Cansu Yıldıran's “Mülksüzler” Series in Bodrum - ArtDog Istanbul
Cansu Yıldıran, Mayisa Uzaklar mı Sana Bakıyor Sen mi Uzaklara, 2019.

Cansu Yıldıran’s “Mülksüzler” Series in Bodrum

Anna Laudel is presenting Cansu Yıldıran's first solo exhibition, titled “Mülksüzler,” featuring selections from her autobiographical series, which she has been working on for over a decade, at ZAİ Yaşam Bodrum until July 6.

Anna Laudel is presenting Cansu Yıldıran’s first solo exhibition, titled “Mülksüzler,” featuring selections from her autobiographical series, which she has been working on for over a decade, at ZAİ Yaşam Bodrum until July 6.

Cansu Yıldıran, who works with different mediums such as photography, video, and sculpture, gives her series, which lends its name to the Mülksüzler exhibition in Bodrum, visibility to forms of resistance against dispossession processes through an alliance woven between women, nature, and animals in the Kuşmer Plateau of the Black Sea. With her photographs, Yıldıran stands against the patriarchal property regime here, imagining, questioning, and researching forms of belonging, ownership, and connection to place that are not tied to property. The deeds to Kuşmer Plateau, located on the borders of Bayburt, are registered in the village of Şur (Şahinkaya) in Çaykara, kilometers away. In this geography, where the private property regime does not grant women the right to acquire land and housing, Yıldıran’s mother left behind not even a single tree when she married and migrated. Nevertheless, the artist’s family returns to the plateau every year. The Mülksüzler series approaches these returns as a practice of remembrance and belonging, intertwining the historical and social context with Yıldıran’s personal memory and nomadic life experience.
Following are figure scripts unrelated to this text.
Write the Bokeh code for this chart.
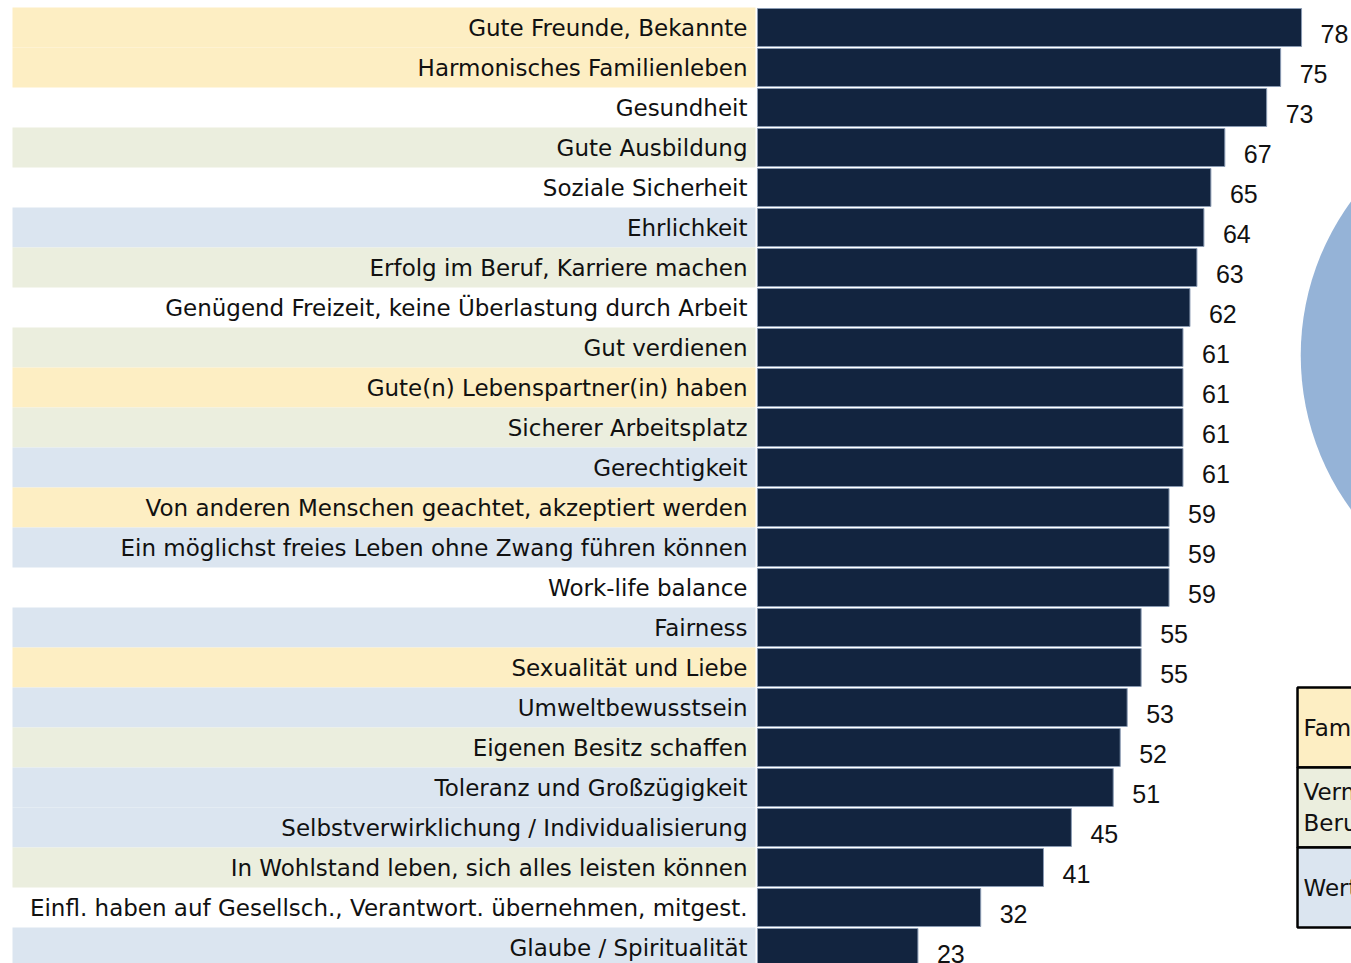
from bokeh.plotting import figure
from bokeh.models import Range1d
from bokeh.core.properties import value
from bokeh.embed import file_html
from bokeh.resources import INLINE
import numpy as np

categories = [
    "Gute Freunde, Bekannte",
    "Harmonisches Familienleben",
    "Gesundheit",
    "Gute Ausbildung",
    "Soziale Sicherheit",
    "Ehrlichkeit",
    "Erfolg im Beruf, Karriere machen",
    "Genügend Freizeit, keine Überlastung durch Arbeit",
    "Gut verdienen",
    "Gute(n) Lebenspartner(in) haben",
    "Sicherer Arbeitsplatz",
    "Gerechtigkeit",
    "Von anderen Menschen geachtet, akzeptiert werden",
    "Ein möglichst freies Leben ohne Zwang führen können",
    "Work-life balance",
    "Fairness",
    "Sexualität und Liebe",
    "Umweltbewusstsein",
    "Eigenen Besitz schaffen",
    "Toleranz und Großzügigkeit",
    "Selbstverwirklichung / Individualisierung",
    "In Wohlstand leben, sich alles leisten können",
    "Einfl. haben auf Gesellsch., Verantwort. übernehmen, mitgest.",
    "Glaube / Spiritualität",
]
values = [78, 75, 73, 67, 65, 64, 63, 62, 61, 61, 61, 61, 59, 59, 59, 55, 55, 53, 52, 51, 45, 41, 32, 23]
groups = ["fam", "fam", "none", "ber", "none", "wer", "ber", "none", "ber", "fam", "ber", "wer",
          "fam", "wer", "none", "wer", "fam", "wer", "ber", "wer", "wer", "ber", "none", "wer"]
group_colors = {"fam": "#FDEEC3", "ber": "#EBEEDE", "wer": "#DBE5F0", "none": "#FFFFFF"}
legend_labels = ["Familie, Freunde", "Vermögen,\nBeruf", "Werte"]
legend_groups = ["fam", "ber", "wer"]

BAR = "#12243F"
CAT_FONT = value("DejaVu Sans")
VAL_FONT = value("Liberation Sans")

ys = np.arange(len(categories))

p = figure(width=1351, height=963, output_backend="svg", toolbar_location=None,
           x_range=Range1d(-108.53, 85.16), y_range=Range1d(23.4, -0.675),
           min_border=0, x_axis_location=None, y_axis_location=None)
p.grid.visible = False
p.outline_line_color = None
p.background_fill_color = "white"
p.border_fill_color = "white"

# label bands
band_y = [y for y, g in zip(ys, groups) if g != "none"]
band_c = [group_colors[g] for g in groups if g != "none"]
p.hbar(y=band_y, left=-106.81, right=-0.29, height=1.0, fill_color=band_c, line_color=None)

# bars
p.hbar(y=ys, left=0, right=values, height=0.95, fill_color=BAR, line_color="#8A9BB3", line_width=1)

# category labels
p.text(x=0, y=ys, text=categories, x_offset=-10, text_align="right", text_baseline="middle",
       text_font=CAT_FONT, text_font_size="23px", text_color="#111111")

# value labels
p.text(x=values, y=ys, text=[str(v) for v in values], x_offset=19, y_offset=6,
       text_align="left", text_baseline="middle", text_font=VAL_FONT, text_font_size="25px",
       text_color="#111111")

# partially visible pie
p.scatter(x=[115.3], y=[8.2], size=522, marker="circle", fill_color="#95B3D7", line_color=None)

# partially visible legend box
lt = [16.5, 18.5, 20.5]
lb = [18.5, 20.5, 22.5]
p.quad(left=77.42, right=95, top=lt, bottom=lb,
       fill_color=[group_colors[g] for g in legend_groups], line_color="black", line_width=2.5)
p.text(x=77.42, y=[17.5, 19.5, 21.5], text=legend_labels, x_offset=6, text_align="left",
       text_baseline="middle", text_font=CAT_FONT, text_font_size="23px", text_color="#111111",
       text_line_height=1.2)

open("out.html", "w").write(file_html(p, INLINE))
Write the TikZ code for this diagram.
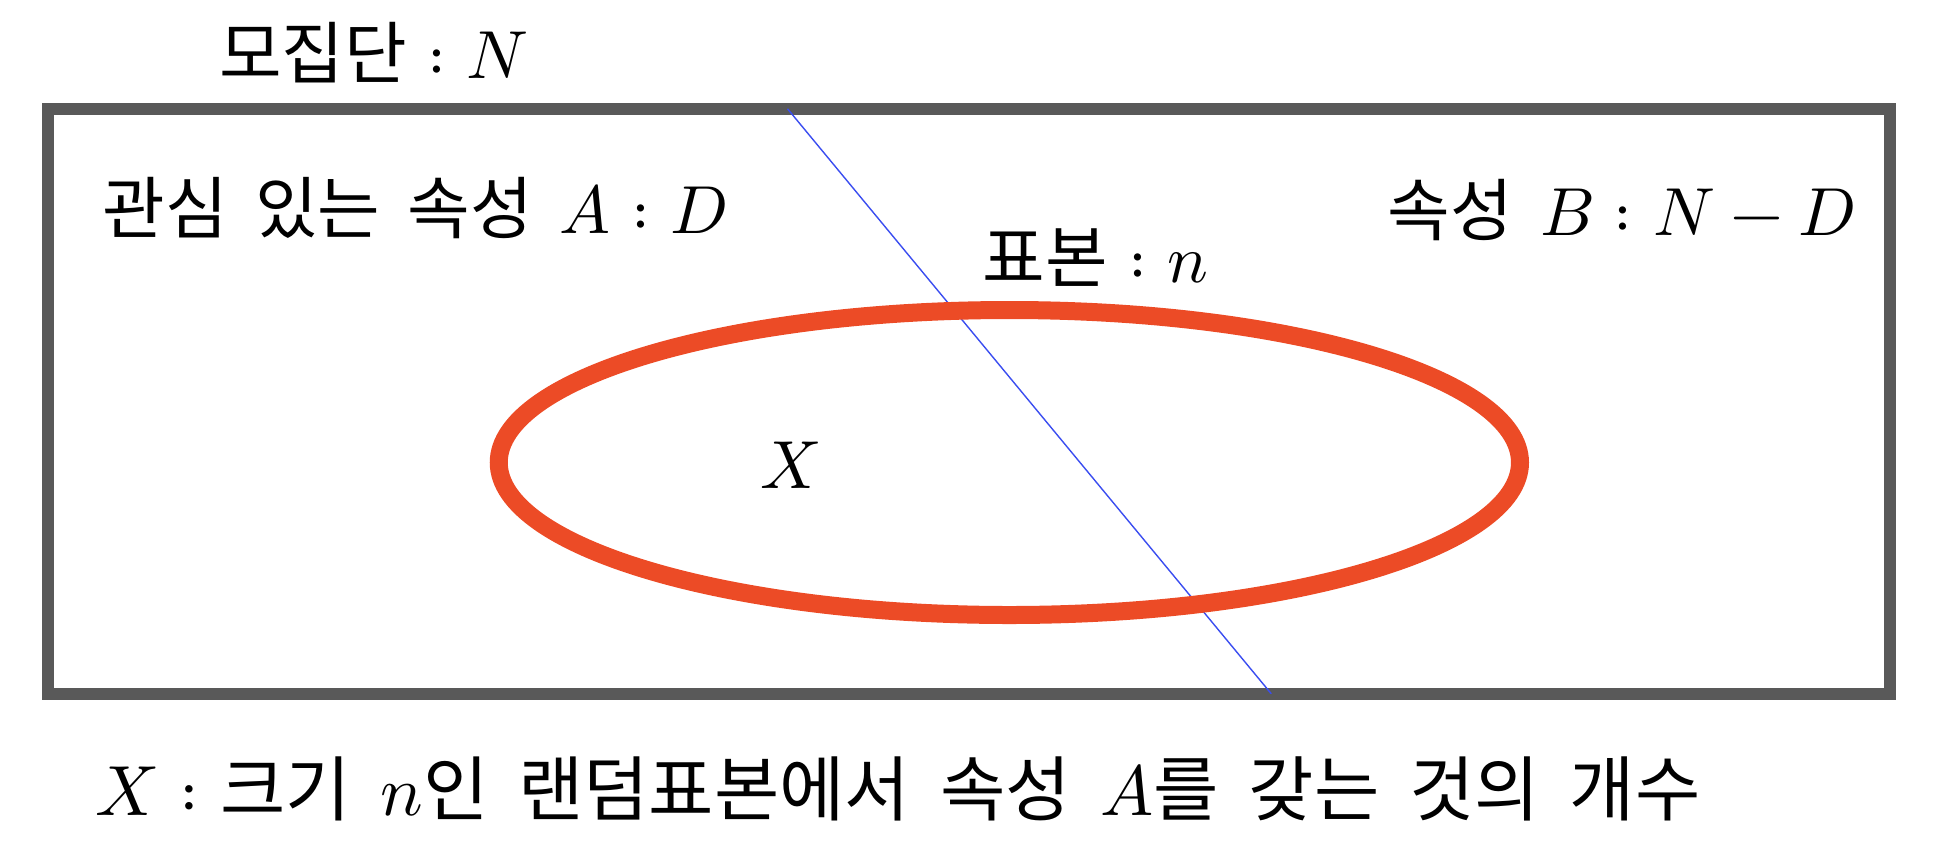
\documentclass[tikz,border=0pt]{standalone}
\usepackage{fontspec}
\usepackage{unicode-math}
\setmainfont{Noto Sans CJK KR}
\setmathfont{Latin Modern Math}
\definecolor{boxgray}{HTML}{595959}
\definecolor{sampleorange}{HTML}{EC4B26}
\definecolor{lineblue}{HTML}{3A4DF0}
\newcommand\kcolon{\hspace{0.3em}$:$\hspace{0.3em}}
\newcommand\txtfont{\fontsize{34}{40}\selectfont\setlength{\spaceskip}{0.4em}}
\newcommand\deffont{\fontsize{35.5}{42}\selectfont\setlength{\spaceskip}{0.42em}}
\tikzset{
  txt/.style={inner sep=0pt, font=\txtfont, anchor=base west},
  deftxt/.style={inner sep=0pt, font=\deffont, anchor=base west},
  popbox/.style={draw=boxgray, line width=6pt},
  samplering/.style={draw=sampleorange, line width=9pt},
  divider/.style={draw=lineblue, line width=0.7pt}
}
\begin{document}
\begin{tikzpicture}[x=0.625pt,y=-0.625pt]
\useasboundingbox (0,0) rectangle (1560,691.2);
% population box
\coordinate (boxTL) at (38.5,87);
\coordinate (boxBR) at (1512,555);
\draw[popbox] (boxTL) rectangle (boxBR);
% dividing line between attributes
\coordinate (divTop) at (630,87);
\coordinate (divBot) at (1017,555);
\draw[divider] (divTop) -- (divBot);
% sample ellipse
\coordinate (sampC) at (807.5,370);
\draw[samplering] (sampC) ellipse [x radius=408.5, y radius=122];
% labels
\node[txt] (pop) at (175,63) {모집단\kcolon$N$};
\node[txt] (attA) at (82,187) {관심 있는 속성 $A$\kcolon$D$};
\node[txt] (attB) at (1110,188) {속성 $B$\kcolon$N-D$};
\node[txt] (samp) at (786,226) {표본\kcolon$n$};
\node[txt, anchor=base] (xlab) at (632,391) {$X$};
\node[deftxt] (def) at (76,652) {$X$\kcolon 크기 $n$인 랜덤표본에서 속성 $A$를 갖는 것의 개수};
\end{tikzpicture}
\end{document}
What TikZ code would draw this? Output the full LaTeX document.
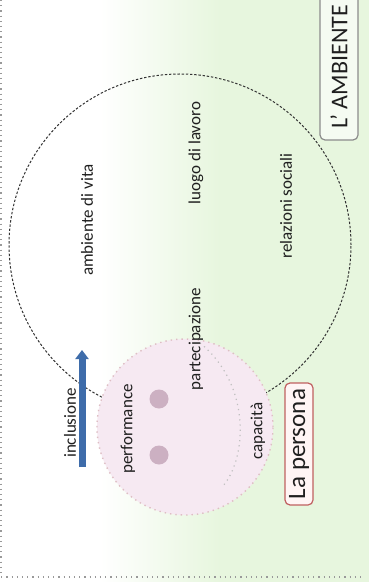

Notable for its theoretical background, the Mülksüzler series focuses not only on women but also on the relationships they establish with the living beings and natural elements around them. While making visible the oppression and inequalities faced by Kuşmerli women, she does not position them as victims; rather, she reveals how they have rooted themselves in the space through everyday production practices such as baking, harvesting, gathering, and storing. Yıldıran, in narrating these forms of existence, demonstrates that a spatial belonging beyond property is possible. The relationship that women establish with the land, plants, and animals develops by turning, bending, and stretching, and in this way, it becomes a form of resistance. Faces illuminated by flashes, grotesque bodies, and eerie landscapes construct the visual narrative of this resistance.